Cave in Balochistan, Pakistan

Lahoot Lamakan is a sacred cave in Balochistan, Pakistan.

== Shrine ==
Tuhfat al-Kiram — primarily, a chronicle of Sufis in Sindh by Mir Ali Sher Qaune Thattvi (c. mid-eighteenth century) — that one Bilawal Shah Noorani of Thatta was afflicted by divine frenzy, and had to leave the town in the late fifteenth century during the reign of Jam Nizamuddin II. He ventured west of Thatta and ended up in the valley, usurping the orchards of one Gokal Seth.

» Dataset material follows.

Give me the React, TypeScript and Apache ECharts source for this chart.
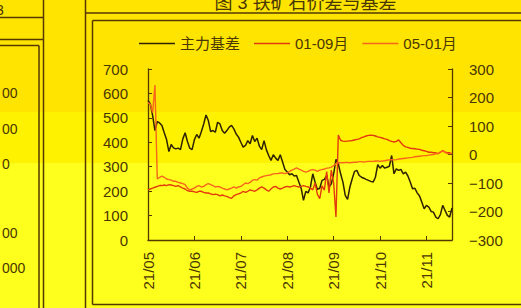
import React, { useEffect, useRef } from 'react';
import * as echarts from 'echarts';

const monthLabels = ['21/05', '21/06', '21/07', '21/08', '21/09', '21/10', '21/11'];
const pointsPerMonth = 20;
const legendNames = ['主力基差', '01-09月', '05-01月'];
const titleText = '图 3 铁矿石价差与基差';
const sideTexts = ['3', '00', '00', '0', '00', '000'];

// 主力基差 (left axis)
const basis = [
  571, 557, 509, 448, 485, 479, 469, 439, 411, 362, 391, 377, 373, 376, 370, 414, 439, 403, 376, 370,
  411, 432, 417, 444, 475, 512, 489, 444, 448, 441, 482, 475, 448, 437, 448, 462, 469, 455, 434, 421,
  400, 380, 387, 407, 394, 428, 403, 417, 384, 370, 407, 370, 346, 326, 349, 335, 326, 349, 319, 289,
  278, 267, 271, 262, 264, 237, 212, 162, 199, 193, 217, 271, 237, 207, 212, 244, 248, 264, 217, 230,
  271, 330, 312, 271, 237, 183, 166, 217, 251, 281, 285, 264, 257, 253, 248, 244, 240, 237, 257, 308,
  294, 305, 294, 298, 302, 346, 271, 291, 285, 289, 271, 278, 262, 237, 210, 212, 193, 180, 155, 128,
  142, 135, 117, 114, 94, 87, 104, 142, 121, 101, 94, 131,
];

// 01-09月 (right axis)
const spread0109 = [
  -124, -121, -118, -115, -112, -109, -109, -107, -109, -106, -107, -109, -112, -109, -114, -118, -121, -127, -129, -129,
  -131, -133, -129, -129, -133, -135, -135, -138, -141, -139, -141, -145, -142, -145, -147, -151, -154, -145, -141, -138,
  -135, -129, -133, -129, -124, -127, -129, -124, -118, -114, -118, -124, -129, -121, -114, -112, -118, -121, -118, -114,
  -112, -114, -112, -109, -112, -114, -112, -109, -112, -114, -118, -124, -100, -140, -155, -110, -125, -60, -135, -55,
  -100, -219, 68, 50, 47, 46, 47, 48, 49, 51, 53, 55, 59, 62, 65, 67, 68, 67, 65, 62,
  60, 58, 55, 53, 49, 46, 44, 46, 51, 41, 32, 27, 25, 22, 21, 20, 19, 18, 15, 13,
  11, 8, 8, 6, 6, 3, 8, 14, 8, 6, 6, 3,
];

// 05-01月 (right axis)
const spread0501 = [
  182, 176, 147, 244, -86, -80, -76, -80, -86, -88, -90, -94, -94, -98, -100, -102, -106, -118, -124, -121,
  -118, -112, -109, -114, -112, -106, -102, -106, -109, -114, -112, -114, -118, -121, -124, -121, -118, -114, -118, -114,
  -112, -106, -100, -102, -98, -90, -88, -90, -82, -79, -76, -74, -73, -71, -68, -67, -67, -65, -65, -67,
  -65, -59, -55, -51, -47, -51, -55, -59, -62, -59, -55, -53, -55, -59, -55, -53, -51, -48, -47, -44,
  -39, -32, -29, -29, -29, -28, -28, -29, -28, -27, -27, -25, -25, -27, -25, -24, -24, -24, -23, -23,
  -24, -23, -22, -20, -19, -18, -19, -18, -16, -15, -14, -13, -12, -11, -10, -8, -7, -6, -5, -4,
  -4, -2, -1, 0, 2, 3, 8, 12, 8, 3, 3, 3,
];

const FONT = "'Liberation Sans', 'Noto Sans CJK SC', sans-serif";
const TEXT = '#4a3600';
const FRAME = '#553800';
const C_BASIS = '#2e2200';
const C_0109 = '#E23A0C';
const C_0501 = '#F8661C';

export default function App() {
  const ref = useRef<HTMLDivElement>(null);
  useEffect(() => {
    document.body.style.margin = '0';
    const chart = echarts.init(ref.current!, null, { renderer: 'svg', width: 521, height: 308 });
    const days = basis.map((_, i) => String(i));
    const isMonthStart = (i: number) => i % pointsPerMonth === 0;

    const line = (x1: number, y1: number, x2: number, y2: number) => ({
      type: 'line',
      shape: { x1, y1, x2, y2 },
      style: { stroke: FRAME, lineWidth: 1.5 },
      z: 100,
    });
    const txt = (text: string, x: number, y: number, size = 14, align = 'left') => ({
      type: 'text',
      x,
      y,
      style: {
        text,
        fill: TEXT,
        fontSize: size,
        fontFamily: FONT,
        align,
        verticalAlign: 'middle',
        textAlign: align,
        textVerticalAlign: 'middle',
      },
      z: 100,
    });

    chart.setOption({
      animation: false,
      backgroundColor: 'transparent',
      textStyle: { fontFamily: FONT },
      grid: { left: 148, right: 69, top: 69, bottom: 68, containLabel: false },
      legend: {
        data: legendNames.map((name) => ({ name, icon: 'rect' })),
        left: 134,
        top: 31,
        itemWidth: 36,
        itemHeight: 1.6,
        itemGap: 14,
        textStyle: { fontSize: 15, color: TEXT, fontFamily: FONT },
      },
      xAxis: {
        type: 'category',
        data: days,
        boundaryGap: false,
        axisLine: { lineStyle: { color: FRAME, width: 1.3 } },
        axisTick: { inside: true, length: 4, interval: (i: number) => isMonthStart(i), lineStyle: { color: FRAME } },
        axisLabel: {
          interval: (i: number) => isMonthStart(i),
          formatter: (_v: string, i: number) => monthLabels[i / pointsPerMonth] ?? '',
          rotate: 90,
          margin: 12,
          fontSize: 15,
          color: TEXT,
          fontFamily: FONT,
        },
        splitLine: { show: false },
      },
      yAxis: [
        {
          type: 'value',
          min: 0,
          max: 700,
          interval: 100,
          axisLine: { show: true, lineStyle: { color: FRAME, width: 1.3 } },
          axisTick: { show: true, inside: true, length: 4, lineStyle: { color: FRAME } },
          axisLabel: { margin: 20, fontSize: 15, color: TEXT, fontFamily: FONT },
          splitLine: { show: false },
        },
        {
          type: 'value',
          position: 'right',
          min: -300,
          max: 300,
          interval: 100,
          axisLine: { show: true, lineStyle: { color: FRAME, width: 1.3 } },
          axisTick: { show: true, inside: true, length: 4, lineStyle: { color: FRAME } },
          axisLabel: {
            margin: 17,
            fontSize: 15,
            color: TEXT,
            fontFamily: FONT,
            formatter: (v: number) => (v < 0 ? '\u2212' + Math.abs(v) : String(v)),
          },
          splitLine: { show: false },
        },
      ],
      series: [
        {
          name: legendNames[0],
          type: 'line',
          data: basis,
          yAxisIndex: 0,
          symbol: 'none',
          lineStyle: { color: C_BASIS, width: 1.5 },
          itemStyle: { color: C_BASIS },
          z: 3,
        },
        {
          name: legendNames[1],
          type: 'line',
          data: spread0109,
          yAxisIndex: 1,
          symbol: 'none',
          lineStyle: { color: C_0109, width: 1.4 },
          itemStyle: { color: C_0109 },
          z: 4,
        },
        {
          name: legendNames[2],
          type: 'line',
          data: spread0501,
          yAxisIndex: 1,
          symbol: 'none',
          lineStyle: { color: C_0501, width: 1.4 },
          itemStyle: { color: C_0501 },
          z: 5,
        },
      ],
      graphic: [
        line(0, 17.5, 43, 17.5),
        line(0, 39.5, 43, 39.5),
        line(0, 45.5, 39, 45.5),
        line(39, 45.5, 39, 308),
        line(43.5, 0, 43.5, 308),
        line(85.5, 0, 85.5, 308),
        line(85.5, 13, 521, 13),
        line(92.5, 20.5, 521, 20.5),
        line(92.5, 20.5, 92.5, 304.5),
        line(92.5, 304.5, 521, 304.5),
        {
          type: 'text',
          x: 305.5,
          y: 12,
          style: {
            text: titleText,
            fill: TEXT,
            fontSize: 18,
            fontFamily: FONT,
            align: 'center',
            verticalAlign: 'bottom',
            textAlign: 'center',
            textVerticalAlign: 'bottom',
          },
          z: 100,
        },
        txt(sideTexts[0], -4, 10),
        txt(sideTexts[1], 2, 93),
        txt(sideTexts[2], 2, 128.5),
        txt(sideTexts[3], 2, 164),
        txt(sideTexts[4], 2, 232.5),
        txt(sideTexts[5], 2, 267.5),
      ],
    });
    return () => chart.dispose();
  }, []);
  return (
    <div
      ref={ref}
      style={{
        position: 'absolute',
        left: 0,
        top: 0,
        width: 521,
        height: 308,
        background:
          'linear-gradient(to bottom, #FFE400 0px, #FFE400 112px, #FFF200 112px, #FFF200 163px, #FFFF1E 163px, #FFFF1E 308px)',
      }}
    />
  );
}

The site draws thousands of Shia Muslim pilgrims every year, who take a fortnight-long pilgrimage to the valley, starting from the shrine of Lal Shahbaz Qalandar Sehwan and stopping by at small shrines (or stations) in the way. (Note: These stops are in order: Lalbag in Sehwan; Shrine of Sain Ali Raza Shah in Jhangara; Panjtan Ja Chashma, a spring; Shrine in Naing Sharif; Baga Shir; Haoot Cave; Shah Ja Kanda; a spring at Noor Wahi; Chung Mountain; Har Mori; Mai Ji Kandri; Dargah Syed Bahlool Shah Dewano; Shinh Lak; Mosque at Khooi.) However, the primary subject of veneration is not Shah Noorani but Ali, a cousin of Muhammad and the first Shia Imam. A footprint is alleged to be that of Ali, cast while he had dismounted from his horse to fight "Gokul Deo"; another footprint is attributed to the hoof of his horse. (Note: Salman Rashid quips that the relationship of the two footprints were too askew to allow Ali from dismounting his horse!) There is also a cave, where Shah Noorani had allegedly spent his last days; inside lies a stone which is argued to be the image of Ali's camel. (Note: Local Hindus claim that the cave was a sacred site for Hindus before its incorporation into Sufi networks and the stone is actually a lingam. Jürgen Schaflechner finds the claims convincing, going by the shape of the stone.)